Essa análise é compatível com o que sustenta NORTH, Prêmio Nobel de Economia em 1993, nos EUA, que observa que a disparidade desenvolvimentista entre os EUA e a América Latina ocorreu devido a questões de colonização. Para ele, o fato da América do Norte ter sido colonizada pelos britânicos foi determinante para que os EUA pudesse utilizar-se do modelo de direitos de propriedade e de progresso industrial da Grã-Bretanha, bem como do apoio financeiro quase irrestrito, com certa dose autonomia política e econômica, que conferiu solidez às instituições e possibilitou uma independência igualmente sólida. O mesmo não ocorreu com os países da América Latina, colonizados pela Espanha e Portugal, que basearam sua ação colonizadora no extrativismo das riquezas, tendo por base uma estrutura de monopólio econômico e controle político, sem dar apoio financeiro e conferir autonomia institucional aos colonizados. A América Latina, diferentemente dos EUA, inicia sua independência com governos relativamente autônomos e guerras civis e experimenta a ditadura militar, enquanto os EUA já partem para uma experiência econômica, institucional e democrática diferenciada.

O Dr. Gonzalo Anes y Álvarez de Castrillón, que ganhou em 2006 o Prêmio de Economia Rey Juan Carlos, instituído pela Fundação José Celma Prieto, na Espanha, atribui o atraso da América Latina em relação aos Estados Unidos, no que se refere ao desenvolvimento econômico, à forma como esses países tornaram-se independentes, asseverando que não conseguiram obter um regime parlamentar estável e instituições que dessem segurança ao cumprimento dos contratos celebrados e à propriedade privada.

Podemos perceber que o raciocínio seguido por Dakolias, por Douglas e North e por Castrillón divergem em relação às causas que tornam a América Latina institucionalmente insegura para investimentos, mas são convergentes em relação às conseqüências, apontando principalmente para o fato de que a base institucional é o lastro sobre o qual uma experiência bem sucedida de democracia e de desenvolvimento econômico são solidamente construídas.

Como esses argumentos são recebidos pelos países latino-americanos? É possível aderirmos aos modelos norte-americanos sem considerarmos os aspectos históricos que estão mapeando a trajetória institucional da América Latina?

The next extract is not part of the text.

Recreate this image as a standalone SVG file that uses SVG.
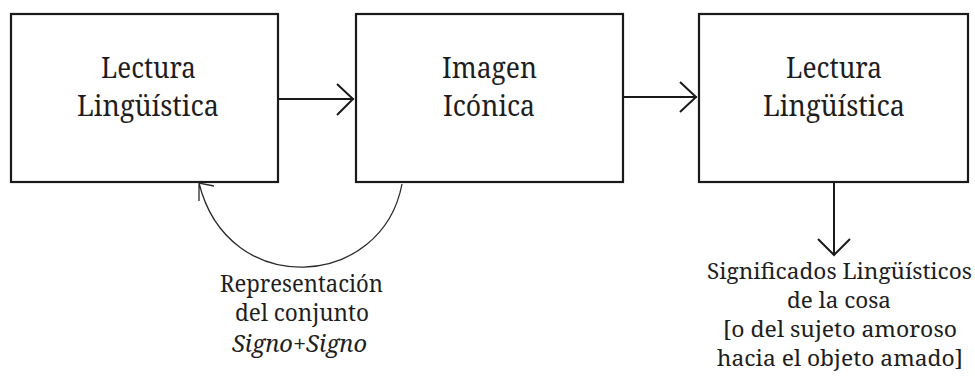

Seria esse o único caminho viável para o fortalecimento do Estado e dos seus Poderes?

Sem desconsiderarmos a validade, nem desprezarmos a importante lógica que norteia o raciocínio desses pensadores, devemos ponderar que se trata de uma racionalidade dominante que tem por característica considerar apenas uma via para o objetivo econômico de alcance máximo de resultados com o mínimo de esforço ou custo. Talvez os problemas estruturais da América Latina exijam uma transposição das fronteiras do lucro, a fim de que ele possa gerar efetiva qualidade de vida e aprimorar de fato a experiência democrática e institucional que hoje traz insegurança aos investidores. Essa redução da margem de riscos, com a garantia dos contratos, do direito de propriedade e o proferimento de decisões não politizadas pelo Judiciário esbarram justamente na perspectiva de justiça, independência e equilíbrio social que os magistrados procuram imprimir em suas decisões. Forma-se, assim, o paradoxo: o ambiente institucional é inseguro para investimentos, por um lado; enquanto, por outro, o Poder Judiciário luta incansavelmente para minimizar os efeitos nefastos do lucro mal distribuído. A superação desse impasse é o desfio da modernidade não só para os países em desenvolvimento. A propalada auto-ajustabilidade da economia na produção do bem estar geral e irrestrito tem um aspecto mitológico que precisa ser desvendado.

Muitos países latino-americanos estão extremamente preocupados com o Poder Judiciário, colocando-o numa pauta de discussões séria, com reformas em andamento e mudanças significativas já adotadas, que demonstram uma capacidade de reação positiva e construtiva às críticas e, mais ainda, uma unidade que surge de uma construção histórica diferente da norte-americana que valoriza a vivência experiencial de outros países e continentes, mas não a torna um modelo determinante a ser seguido às cegas. Enfim, temos a liberdade de aprimorar o Poder Judiciário, aproveitando-nos da nossa vivência institucional, da existência e importância de padrões internacionalmente recomendados e também da necessidade de valores locais a serem mantidos, a fim de que as mazelas da máxima do lucro a qualquer custo não se propaguem indefinidamente no nosso futuro.

O impasse institucional da América Latina para expansão dos mercados, pois, tem o mérito de trazer ao cenário mundial o debate e talvez a retomada da ética nas relações econômicas, princípio de uma nova racionalidade jurídico-institucional centrada no efetivo bem estar do ser humano.